The Delgados
Wed Nov 3
Dante's
1 SW 3rd
Emma Pollock is moments from going onstage in London when I catch up with her. The Delgados, for which she is co-singer and guitarist, are on an eight-city tour of the UK before coming Stateside for their 20-city American jaunt in support of their latest, stripped down album Universal Audio.
"When we were rehearsing for [2002's] Hate we'd all privately come to the same conclusion of the specific sound we wanted," she says. "I realized that the majority of our live experience wasn't our band playing, but the other musicians [we brought along]. It can feel a little disconnected."
"Don't get me wrong. I loved the experience of that tour. But I wanted to bring it back to the four of us," she laughs.

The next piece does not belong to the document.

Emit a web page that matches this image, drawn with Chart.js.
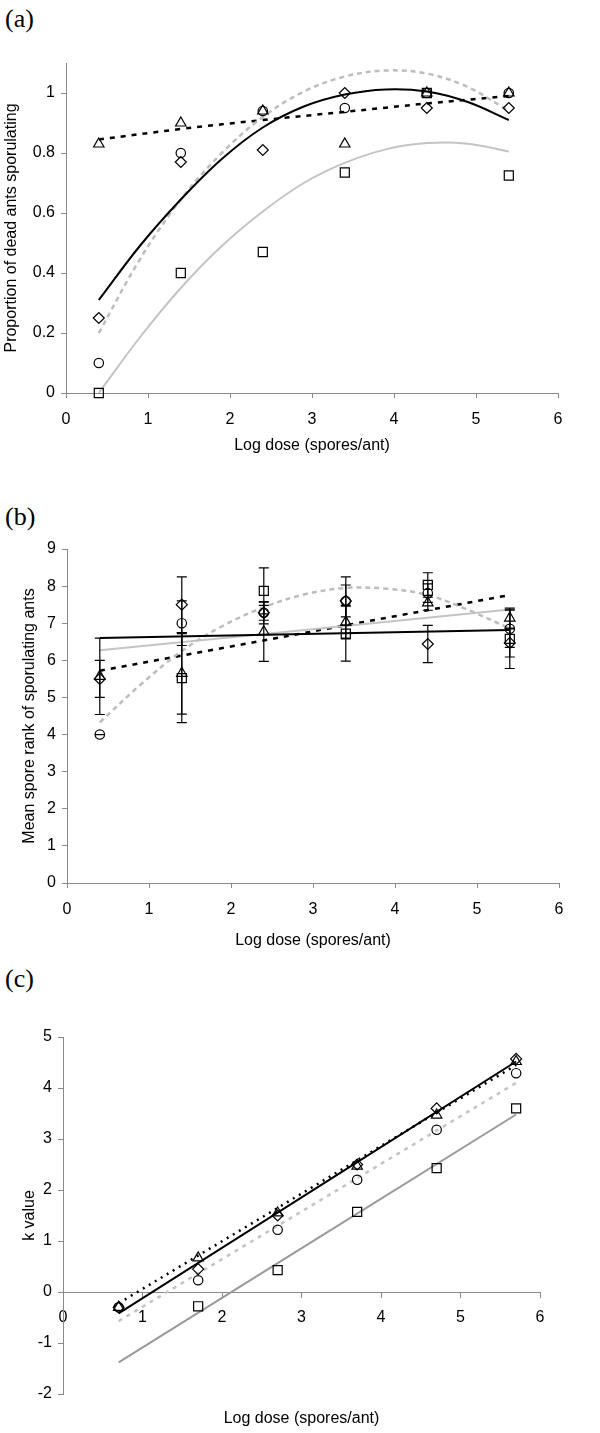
<!DOCTYPE html>
<html>
<head>
<meta charset="utf-8">
<script src="https://cdn.jsdelivr.net/npm/chart.js@4.4.0/dist/chart.umd.min.js"></script>
<style>
  html, body { margin: 0; padding: 0; background: #fff; }
  body { width: 600px; height: 1433px; position: relative; overflow: hidden; }
  .panel { position: absolute; left: 0; width: 600px; }
  .tag { position: absolute; left: 5px; font-family: 'Liberation Serif', 'Times New Roman', serif; font-size: 26px; line-height: 1; color: #000; }
</style>
</head>
<body>
<div class="tag" style="top:6px">(a)</div>
<div class="tag" style="top:504px">(b)</div>
<div class="tag" style="top:966px">(c)</div>
<div class="panel" style="top:0;height:470px"><canvas id="chartA"></canvas></div>
<div class="panel" style="top:470px;height:490px"><canvas id="chartB"></canvas></div>
<div class="panel" style="top:960px;height:473px"><canvas id="chartC"></canvas></div>
<script>
// tick labels
const xTicks = [0, 1, 2, 3, 4, 5, 6];
const yTicksA = [0, 0.2, 0.4, 0.6, 0.8, 1];
const yTicksB = [0, 1, 2, 3, 4, 5, 6, 7, 8, 9];
const yTicksC = [-2, -1, 0, 1, 2, 3, 4, 5];

// (a) proportion of dead ants sporulating
const doseA = [0.4, 1.4, 2.4, 3.4, 4.4, 5.4];
const propDiamond = [0.25, 0.77, 0.81, 1.0, 0.95, 0.95];
const propCircle = [0.10, 0.80, 0.94, 0.95, 1.0, 1.0];
const propTriangle = [0.83, 0.90, 0.94, 0.83, 1.0, 1.0];
const propSquare = [0.0, 0.40, 0.47, 0.735, 1.0, 0.725];

const fitDoseA = [0.4, 0.9, 1.4, 1.9, 2.4, 2.9, 3.4, 3.9, 4.4, 4.9, 5.4];
const fitDiamondA = [0.31, 0.49, 0.645, 0.78, 0.885, 0.955, 0.995, 1.012, 1.005, 0.97, 0.91];
const fitCircleA = [0.20, 0.445, 0.645, 0.80, 0.92, 1.005, 1.055, 1.075, 1.065, 1.02, 0.94];
const fitSquareA = [0.0, 0.185, 0.35, 0.49, 0.605, 0.70, 0.767, 0.812, 0.833, 0.831, 0.805];
const fitTriangleA = [0.845, 0.88, 0.91, 0.937, 0.965, 0.99];

// (b) mean spore rank of sporulating ants
const doseB = [0.4, 1.4, 2.4, 3.4, 4.4, 5.4];
const rankDiamond = [5.5, 7.5, 7.28, 7.6, 6.44, 6.47];
const rankCircle = [4.0, 7.0, 7.28, 7.6, 7.81, 6.85];
const rankTriangle = [5.57, 5.65, 6.77, 7.03, 7.55, 7.14];
const rankSquare = [null, 5.52, 7.87, 6.72, 8.03, 6.58];
const errDiamond = [0.5, 0.75, 0.2, 0.43, 0.5, 0.38];
const errCircle = [0, 0.6, 0.3, 0.65, 0.25, 0.5];
const errTriangle = [1.03, 1.1, 0.8, 0.45, 0.2, 0.27];
const errSquare = [null, 1.2, 0.62, 0.74, 0.33, 0.8];

const lineDoseB = [0.4, 5.4];
const fitDiamondB = [6.6, 6.82];
const fitSquareB = [6.27, 7.37];
const fitTriangleB = [5.72, 7.76];
const fitDoseB = [0.4, 0.9, 1.4, 1.9, 2.4, 2.9, 3.4, 3.9, 4.4, 4.9, 5.4];
const fitCircleB = [4.33, 5.35, 6.25, 6.93, 7.43, 7.78, 7.95, 7.93, 7.76, 7.35, 6.86];

// (c) k value
const doseC = [0.7, 1.7, 2.7, 3.7, 4.7, 5.7];
const kDiamond = [-0.3, 0.45, 1.5, 2.5, 3.6, 4.57];
const kTriangle = [-0.3, 0.67, 1.55, 2.47, 3.47, 4.52];
const kCircle = [-0.3, 0.23, 1.22, 2.2, 3.18, 4.29];
const kSquare = [null, -0.28, 0.43, 1.57, 2.43, 3.6];

const lineDoseC = [0.7, 5.7];
const fitDiamondC = [-0.42, 4.52];
const fitTriangleC = [-0.22, 4.45];
const fitCircleC = [-0.57, 4.1];
const fitSquareC = [-1.38, 3.48];

Chart.defaults.font.family = "'Liberation Sans', Arial, sans-serif";
Chart.defaults.font.size = 16;
Chart.defaults.color = '#000';

const AXIS = '#8a8a8a';

function pts(xs, ys) {
    return xs.map((x, i) => ({ x: x, y: ys[i] }));
}

function markers(xs, ys, style, radius, errors) {
    return {
        data: pts(xs, ys),
        errors: errors,
        showLine: false,
        pointStyle: style,
        pointRadius: radius,
        pointBorderColor: '#000',
        pointBackgroundColor: 'rgba(0,0,0,0)',
        pointBorderWidth: 1.2,
        clip: false
    };
}

function curve(xs, ys, color, dash, width) {
    return {
        data: pts(xs, ys),
        showLine: true,
        borderColor: color,
        borderWidth: width,
        borderDash: dash,
        pointRadius: 0,
        tension: 0.35,
        fill: false,
        clip: false
    };
}

const errorBars = {
    id: 'errorBars',
    afterDatasetsDraw(chart) {
        const ctx = chart.ctx;
        const yScale = chart.scales.y;
        ctx.save();
        ctx.strokeStyle = '#000';
        ctx.lineWidth = 1.2;
        chart.data.datasets.forEach((ds, i) => {
            if (!ds.errors) return;
            const meta = chart.getDatasetMeta(i);
            ds.data.forEach((p, j) => {
                const e = ds.errors[j];
                if (p.y == null || e == null) return;
                const x = meta.data[j].x;
                const top = yScale.getPixelForValue(p.y + e);
                const bot = yScale.getPixelForValue(p.y - e);
                ctx.beginPath();
                ctx.moveTo(x, top); ctx.lineTo(x, bot);
                ctx.moveTo(x - 5, top); ctx.lineTo(x + 5, top);
                ctx.moveTo(x - 5, bot); ctx.lineTo(x + 5, bot);
                ctx.stroke();
            });
        });
        ctx.restore();
    }
};

function xAxis(height, titlePad, tickPad) {
    return {
        type: 'linear',
        min: 0,
        max: 6,
        afterBuildTicks: s => { s.ticks = xTicks.map(v => ({ value: v })); },
        afterFit: s => { s.height = height; },
        border: { color: AXIS, width: 1 },
        grid: { drawOnChartArea: false, drawTicks: true, tickLength: 5, color: AXIS },
        ticks: { padding: tickPad, maxRotation: 0, callback: v => String(v) },
        title: { display: true, text: 'Log dose (spores/ant)', padding: { top: 0, bottom: titlePad } }
    };
}

function yAxis(min, max, ticks, width, title, titlePad) {
    return {
        type: 'linear',
        min: min,
        max: max,
        afterBuildTicks: s => { s.ticks = ticks.map(v => ({ value: v })); },
        afterFit: s => { s.width = width; },
        border: { color: AXIS, width: 1 },
        grid: { drawOnChartArea: false, drawTicks: true, tickLength: 5, color: AXIS },
        ticks: { padding: 6, callback: v => String(v) },
        title: { display: true, text: title, padding: { top: titlePad, bottom: 0 } }
    };
}

function baseOptions(padding, scales) {
    return {
        responsive: true,
        maintainAspectRatio: false,
        animation: false,
        layout: { padding: padding },
        plugins: { legend: { display: false }, tooltip: { enabled: false } },
        scales: scales
    };
}

function initChartA() {
    new Chart(document.getElementById('chartA'), {
        type: 'scatter',
        data: {
            datasets: [
                markers(doseA, propDiamond, 'rectRot', 5.5),
                markers(doseA, propCircle, 'circle', 4.7),
                markers(doseA, propTriangle, 'triangle', 6),
                markers(doseA, propSquare, 'rect', 6.4),
                curve(fitDoseA, fitDiamondA, '#000', [], 2),
                curve(fitDoseA, fitCircleA, '#bdbdbd', [5, 4], 2.5),
                curve(fitDoseA, fitSquareA, '#c4c4c4', [], 2),
                curve(doseA, fitTriangleA, '#000', [5, 6], 2.5)
            ]
        },
        options: baseOptions({ left: 0, right: 42, top: 63, bottom: 0 }, {
            x: xAxis(77, 15, 12),
            y: yAxis(0, 1.1, yTicksA, 66, 'Proportion of dead ants sporulating', 2)
        })
    });
}

function initChartB() {
    new Chart(document.getElementById('chartB'), {
        type: 'scatter',
        data: {
            datasets: [
                markers(doseB, rankDiamond, 'rectRot', 5.5, errDiamond),
                markers(doseB, rankCircle, 'circle', 4.7, errCircle),
                markers(doseB, rankTriangle, 'triangle', 6, errTriangle),
                markers(doseB, rankSquare, 'rect', 6.4, errSquare),
                curve(lineDoseB, fitDiamondB, '#000', [], 2),
                curve(fitDoseB, fitCircleB, '#bdbdbd', [5, 4], 2.5),
                curve(lineDoseB, fitSquareB, '#c4c4c4', [], 2),
                curve(lineDoseB, fitTriangleB, '#000', [5, 6], 2.5)
            ]
        },
        options: baseOptions({ left: 0, right: 41, top: 79, bottom: 0 }, {
            x: xAxis(77, 10, 12),
            y: yAxis(0, 9, yTicksB, 67, 'Mean spore rank of sporulating ants', 20)
        }),
        plugins: [errorBars]
    });
}

function initChartC() {
    const x = xAxis(0, 0, 11);
    x.position = { y: 0 };
    x.title = { display: false };
    new Chart(document.getElementById('chartC'), {
        type: 'scatter',
        data: {
            datasets: [
                markers(doseC, kDiamond, 'rectRot', 5.5),
                markers(doseC, kTriangle, 'triangle', 6),
                markers(doseC, kCircle, 'circle', 4.7),
                markers(doseC, kSquare, 'rect', 6.4),
                curve(lineDoseC, fitDiamondC, '#000', [], 2),
                curve(lineDoseC, fitTriangleC, '#000', [2, 5], 2.5),
                curve(lineDoseC, fitCircleC, '#c4c4c4', [4, 5], 2.5),
                curve(lineDoseC, fitSquareC, '#9a9a9a', [], 2)
            ]
        },
        options: baseOptions({ left: 0, right: 60, top: 77, bottom: 0 }, {
            x: x,
            x2: {
                type: 'linear',
                position: 'bottom',
                afterFit: s => { s.height = 39; },
                border: { display: false },
                grid: { display: false },
                ticks: { display: false },
                title: { display: true, text: 'Log dose (spores/ant)', padding: { top: 0, bottom: 5 } }
            },
            y: yAxis(-2, 5, yTicksC, 63, 'k value', 20)
        })
    });
}

document.addEventListener('DOMContentLoaded', () => {
    initChartA();
    initChartB();
    initChartC();
});
</script>
</body>
</html>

After their 1997 debut Domestiques, and Peloton, the folk-tinged 1999 followup, the Delgados hit their stride with 2000's The Great Eastern. That album launched them in America, and its followup Hate cinched the deal. It was a big, beautiful album, the dark lyrics buoyed by grand arrangements, but it did beg the question, how much more lush could the band get before they were overwhelmed by the bombast?
Universal Audio is the answer to that question. It's an appealingly scaled-down affair that in its own way is just as dramatic. "This album is still very complex," Pollack says, "but we did go for a simplicity that we hadn't on the last album."
More like a singer/songwriter outing, Universal Audio is a dream pop collection with effects and vintage keyboards keeping things off-kilter. "We seem to find our balance the most in those off moments," she says. "That's where we are."